The mail is handed to the truck in St. Stephen by Canada Post, but US Customs takes control once the driver crosses the St. Croix River and enters Calais, Calder said.
“Someone suggested it’s a rogue Customs officer. If it is, he must be very busy,” said Calder, a lifelong Campobello resident. “It doesn’t seem right that you live in a sovereign country, and the mail’s being searched by another country to determine if you should have it.”
Case stressed that she is speaking as a Campobello resident when she complains about the mail, not in her official capacity as postmaster. For its part, Canada Post issued a statement acknowledging that US Customs is within its rights to “detain or seize any item which they deem to be inadmissible.”
Canada Post said it hoped to see fewer delays as it works with US Customs, but Case said she had not seen any significant changes. Parcels and letters continue to be opened nearly every day, she said, and the items being searched do not fit any neat category.
“I’m mortified when I see the tape. That’s a big deal to me. That’s someone’s mail,” Case said. “But to Customs, that’s just another truck with cargo on it.”
Brown, the whale researcher, said she has not sent biological samples to the New England Aquarium for an international study, as she had hoped, because she worried that the packaging might be opened.
“In the past, I would mail them,” she said. “Now, I won’t risk it.”
Many Campobello residents fault their provincial and federal governments, which have declined for years to provide a year-round ferry that would provide direct access to the Canadian mainland, eliminating the need for the mail to travel through Maine.
“The reality of that bridge is, once I reach the middle, I’m completely dependent on the mercy of the US government,” Case said.
So far, the dispute with US Customs appears limited to border officials, not with Americans generally.

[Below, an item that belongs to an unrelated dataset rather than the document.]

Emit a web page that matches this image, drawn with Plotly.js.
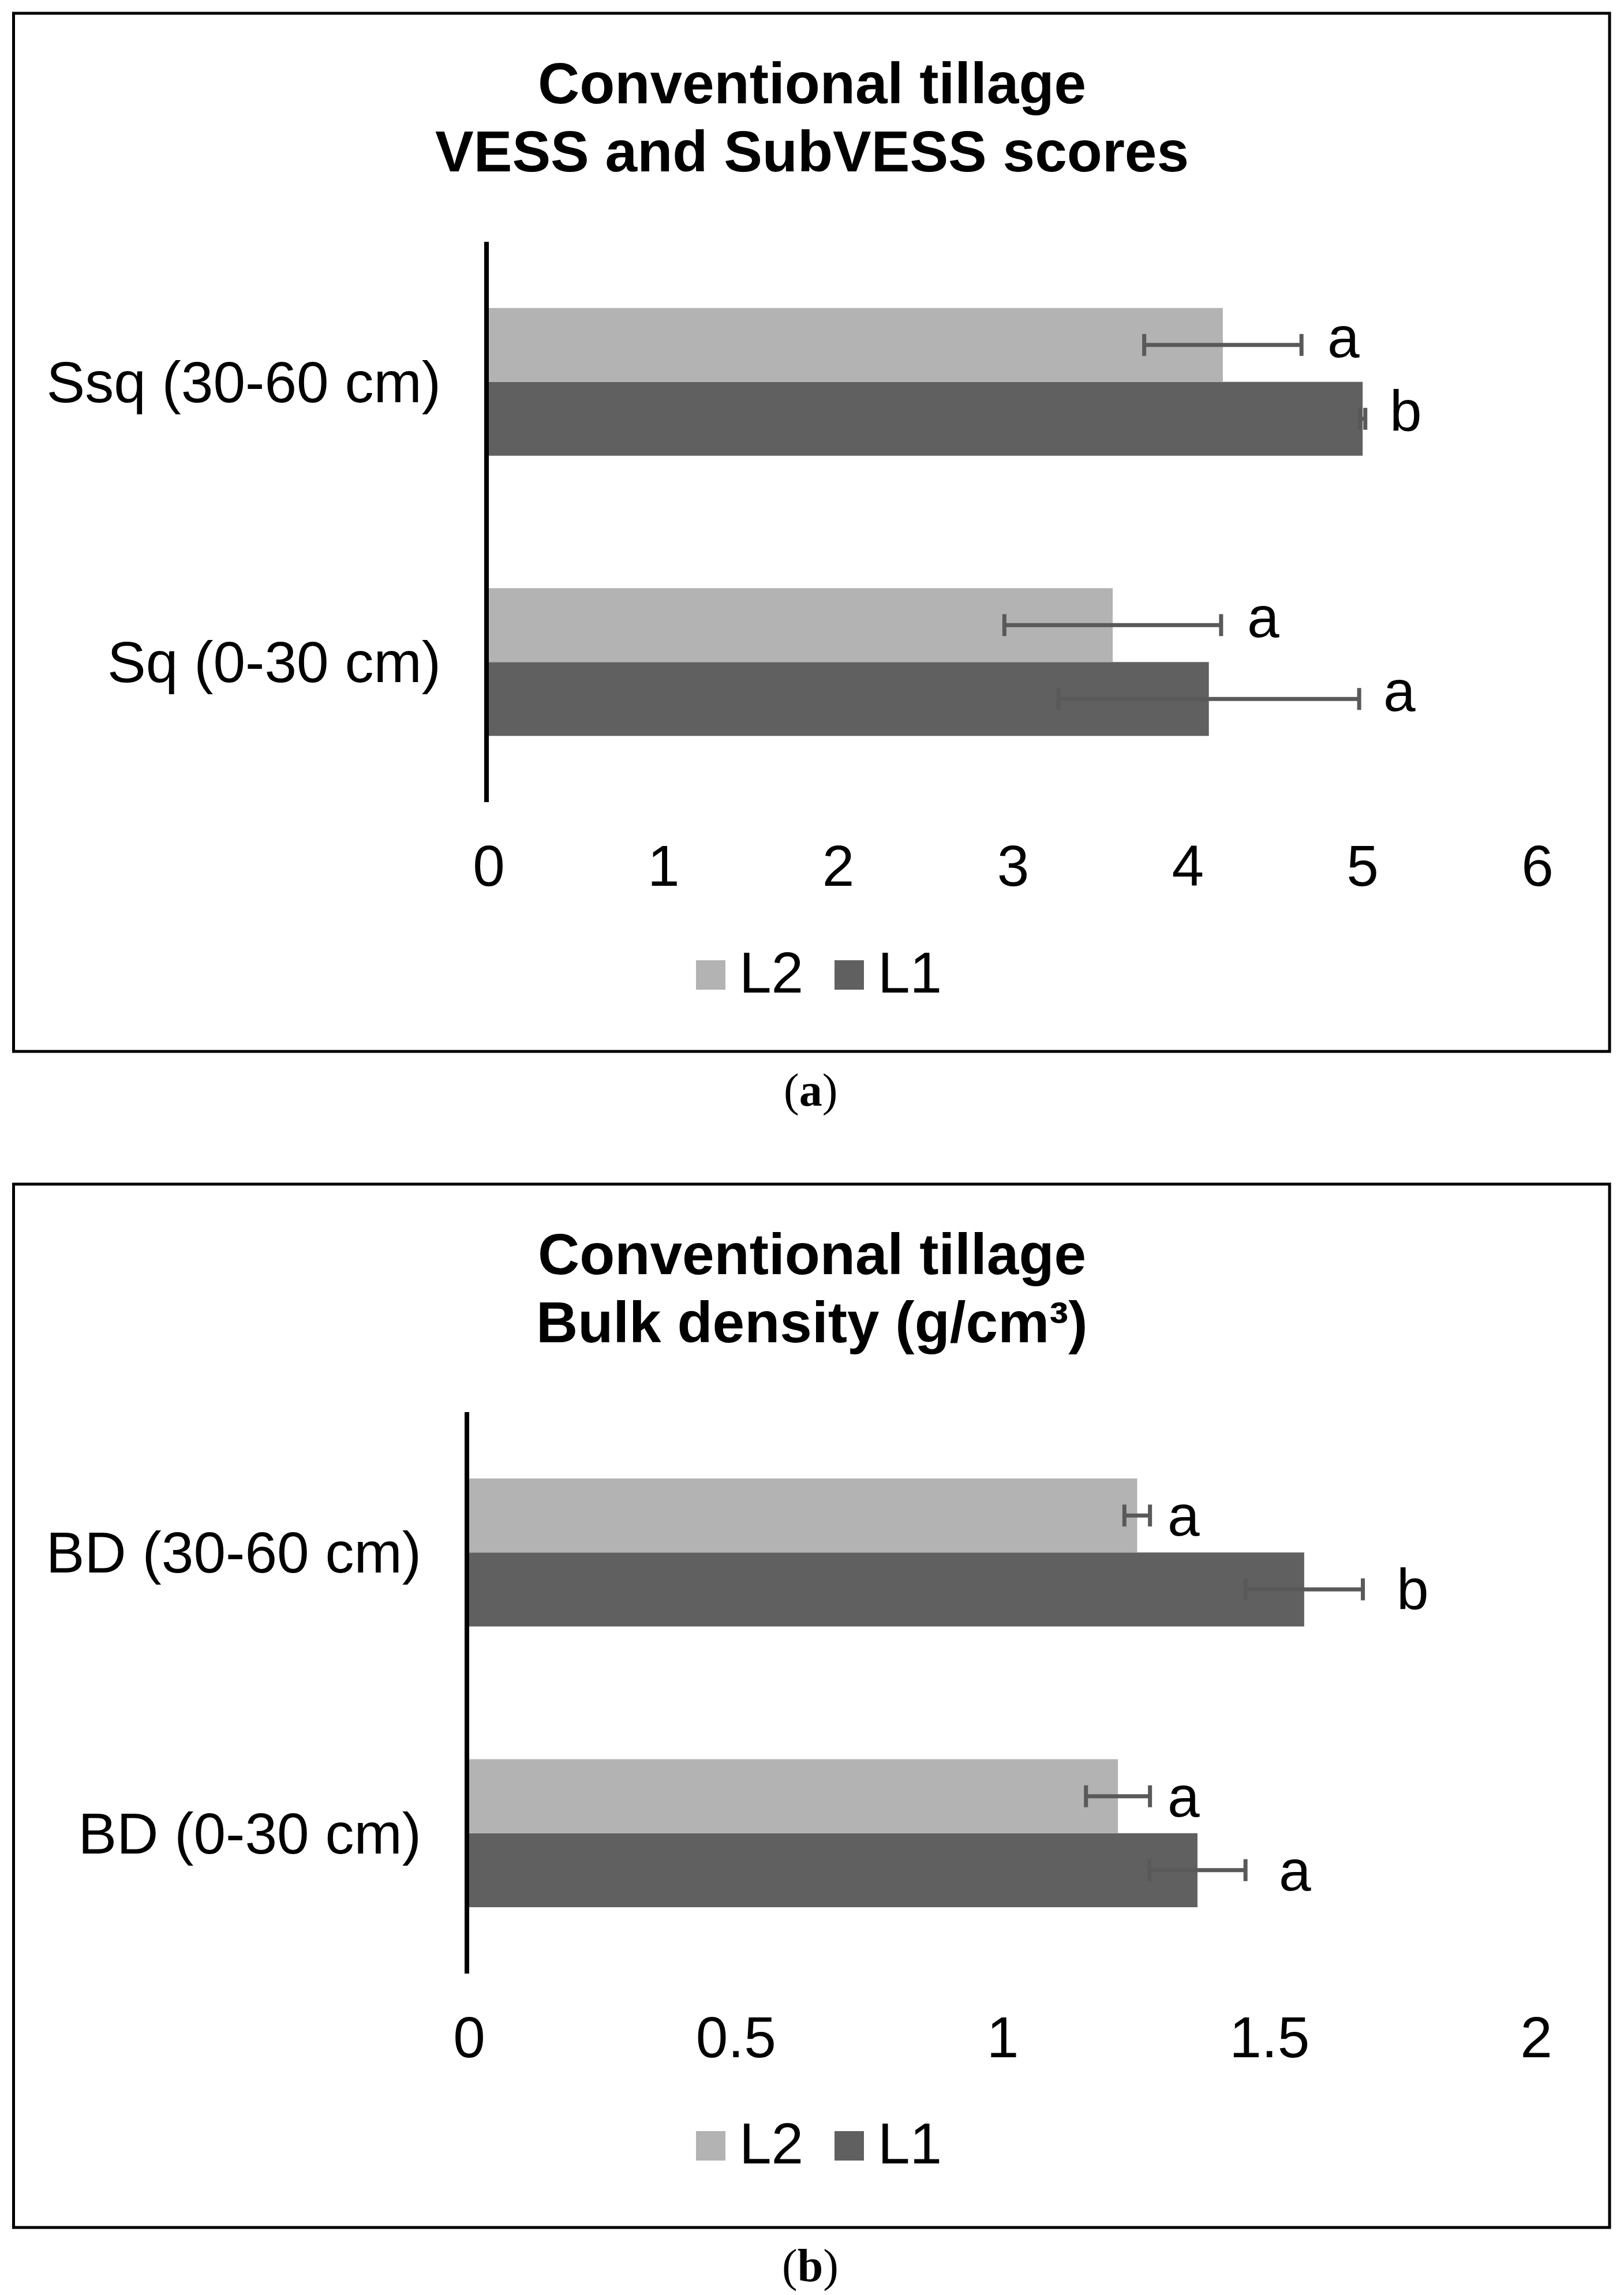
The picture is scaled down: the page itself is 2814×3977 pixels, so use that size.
<!DOCTYPE html>
<html>
<head>
<meta charset="utf-8">
<script src="https://cdn.plot.ly/plotly-3.0.1.min.js"></script>
<style>html,body{margin:0;padding:0;background:#ffffff;}</style>
</head>
<body>
<div id="chart" style="width:2814px;height:3977px;"></div>
<script>
// ---------- Data ----------
const seriesNames = ['L1', 'L2'];

// Panel (a): VESS and SubVESS scores
const categoriesA = ['Sq (0-30 cm)', 'Ssq (30-60 cm)'];
const l1ScoresA = [4.12, 5.00];
const l1ErrorsA = [0.86, 0.015];
const l2ScoresA = [3.57, 4.20];
const l2ErrorsA = [0.62, 0.45];
const l1LettersA = ['a', 'b'];
const l2LettersA = ['a', 'a'];
const tickValsA = [0, 1, 2, 3, 4, 5, 6];
const tickTextA = ['0', '1', '2', '3', '4', '5', '6'];
const titleA = ['Conventional tillage', 'VESS and SubVESS scores'];

// Panel (b): Bulk density
const categoriesB = ['BD (0-30 cm)', 'BD (30-60 cm)'];
const l1DensityB = [1.365, 1.565];
const l1ErrorsB = [0.09, 0.11];
const l2DensityB = [1.216, 1.252];
const l2ErrorsB = [0.06, 0.024];
const l1LettersB = ['a', 'b'];
const l2LettersB = ['a', 'a'];
const tickValsB = [0, 0.5, 1, 1.5, 2];
const tickTextB = ['0', '0.5', '1', '1.5', '2'];
const titleB = ['Conventional tillage', 'Bulk density (g/cm³)'];

const captions = ['(<b>a</b>)', '(<b>b</b>)'];

// ---------- Styling / layout ----------
const W = 2814, H = 3977;
const px = v => v / W;
const py = v => 1 - v / H;
const SANS = 'Liberation Sans, Arial, sans-serif';
const SERIF = 'Liberation Serif, Times New Roman, serif';
const COL_L1 = '#606060';
const COL_L2 = '#b3b3b3';
const COL_ERR = '#595959';
const FS = 100;

function errStyle(arr) {
  return {type: 'data', array: arr, visible: true, color: COL_ERR, thickness: 7, width: 19};
}

const traces = [
  {type: 'bar', orientation: 'h', name: seriesNames[0], y: categoriesA, x: l1ScoresA,
   xaxis: 'x', yaxis: 'y', marker: {color: COL_L1}, error_x: errStyle(l1ErrorsA), hoverinfo: 'none'},
  {type: 'bar', orientation: 'h', name: seriesNames[1], y: categoriesA, x: l2ScoresA,
   xaxis: 'x', yaxis: 'y', marker: {color: COL_L2}, error_x: errStyle(l2ErrorsA), hoverinfo: 'none'},
  {type: 'bar', orientation: 'h', name: seriesNames[0], y: categoriesB, x: l1DensityB,
   xaxis: 'x2', yaxis: 'y2', marker: {color: COL_L1}, error_x: errStyle(l1ErrorsB), hoverinfo: 'none'},
  {type: 'bar', orientation: 'h', name: seriesNames[1], y: categoriesB, x: l2DensityB,
   xaxis: 'x2', yaxis: 'y2', marker: {color: COL_L2}, error_x: errStyle(l2ErrorsB), hoverinfo: 'none'}
];

// panel geometry (pixels in the picture)
const panels = [
  {boxTop: 23, boxBottom: 1822, plotTop: 419, plotBottom: 1390, xl: 847, xr: 2664, cap: 1889, letterLift: 14},
  {boxTop: 2052, boxBottom: 3860, plotTop: 2447, plotBottom: 3420, xl: 813, xr: 2662, cap: 3926, letterLift: 0}
];
const BOX_L = 23.5, BOX_R = 2789;

function xAxis(p, range, vals, text, anchor) {
  return {
    domain: [px(p.xl), px(p.xr)], range: range, anchor: anchor,
    tickmode: 'array', tickvals: vals, ticktext: text,
    showgrid: false, zeroline: false, showline: false, ticks: '',
    ticklabelstandoff: 44,
    tickfont: {family: SANS, size: FS, color: '#000000'}, fixedrange: true
  };
}
function yAxis(p, cats, anchor) {
  return {
    domain: [py(p.plotBottom), py(p.plotTop)], anchor: anchor,
    type: 'category', categoryorder: 'array', categoryarray: cats,
    showgrid: false, zeroline: false, showline: true, linecolor: '#000000', linewidth: 8,
    ticks: '', ticklabelstandoff: 55,
    tickfont: {family: SANS, size: FS, color: '#000000'}, fixedrange: true
  };
}

const annotations = [];
const shapes = [];

function addPanel(idx, p, title, cats, l1v, l1e, l2v, l2e, l1L, l2L, xref, yref, shiftL1, shiftL2) {
  // frame
  shapes.push({type: 'rect', xref: 'paper', yref: 'paper',
    x0: px(BOX_L), x1: px(BOX_R), y0: py(p.boxBottom), y1: py(p.boxTop),
    line: {color: '#000000', width: 5}, fillcolor: 'rgba(0,0,0,0)'});
  // title lines
  annotations.push({xref: 'paper', yref: 'paper', x: 0.5, y: py(p.boxTop + 121), text: '<b>' + title[0] + '</b>',
    showarrow: false, xanchor: 'center', yanchor: 'middle', font: {family: SANS, size: FS, color: '#000000'}});
  annotations.push({xref: 'paper', yref: 'paper', x: 0.5, y: py(p.boxTop + 239), text: '<b>' + title[1] + '</b>',
    showarrow: false, xanchor: 'center', yanchor: 'middle', font: {family: SANS, size: FS, color: '#000000'}});
  // significance letters
  const half = (p.plotBottom - p.plotTop) / cats.length * (1 - 0.473) / 4;
  for (let i = 0; i < cats.length; i++) {
    annotations.push({xref: xref, yref: yref, x: l1v[i] + l1e[i], y: i, xshift: shiftL1, yshift: -half + p.letterLift,
      text: l1L[i], showarrow: false, xanchor: 'center', yanchor: 'middle',
      font: {family: SANS, size: FS, color: '#000000'}});
    annotations.push({xref: xref, yref: yref, x: l2v[i] + l2e[i], y: i, xshift: shiftL2, yshift: half + p.letterLift,
      text: l2L[i], showarrow: false, xanchor: 'center', yanchor: 'middle',
      font: {family: SANS, size: FS, color: '#000000'}});
  }
  // legend (L2 then L1)
  const ly = p.boxTop + 1662;
  const items = [{name: seriesNames[1], color: COL_L2, sx: 1206, tx: 1287},
                 {name: seriesNames[0], color: COL_L1, sx: 1446, tx: 1527}];
  items.forEach(it => {
    shapes.push({type: 'rect', xref: 'paper', yref: 'paper',
      x0: px(it.sx), x1: px(it.sx + 51), y0: py(ly + 30), y1: py(ly - 21),
      line: {width: 0}, fillcolor: it.color});
    annotations.push({xref: 'paper', yref: 'paper', x: px(it.tx - 8), y: py(ly), text: it.name,
      showarrow: false, xanchor: 'left', yanchor: 'middle', font: {family: SANS, size: FS, color: '#000000'}});
  });
  // caption
  annotations.push({xref: 'paper', yref: 'paper', x: px(1404), y: py(p.cap), text: captions[idx],
    showarrow: false, xanchor: 'center', yanchor: 'middle', font: {family: SERIF, size: 80, color: '#000000'}});
}

addPanel(0, panels[0], titleA, categoriesA, l1ScoresA, l1ErrorsA, l2ScoresA, l2ErrorsA,
  l1LettersA, l2LettersA, 'x', 'y', 70, 73);
addPanel(1, panels[1], titleB, categoriesB, l1DensityB, l1ErrorsB, l2DensityB, l2ErrorsB,
  l1LettersB, l2LettersB, 'x2', 'y2', 86, 58);

const layout = {
  width: W, height: H,
  margin: {l: 0, r: 0, t: 0, b: 0, pad: 0},
  paper_bgcolor: '#ffffff', plot_bgcolor: '#ffffff',
  showlegend: false,
  barmode: 'group', bargap: 0.473, bargroupgap: 0,
  font: {family: SANS, size: FS, color: '#000000'},
  xaxis: xAxis(panels[0], [0, 6], tickValsA, tickTextA, 'y'),
  yaxis: yAxis(panels[0], categoriesA, 'x'),
  xaxis2: xAxis(panels[1], [0, 2], tickValsB, tickTextB, 'y2'),
  yaxis2: yAxis(panels[1], categoriesB, 'x2'),
  annotations: annotations,
  shapes: shapes
};

Plotly.newPlot('chart', traces, layout, {displayModeBar: false, staticPlot: true});
</script>
</body>
</html>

They’re still neighbors on either side of Lubec Narrows, and they share a maritime past as well as the same rugged stretch of Down East coastline.
But 9/11 changed many things, including a sleepy border crossing at the Franklin Delano Roosevelt Bridge.
“I’d love to see things go back to the way they were before,” said Mackie Greene, a boat captain who leads the whale rescue unit on Campobello. “But now, in today’s age, I don’t know if there’s any way to fix it.”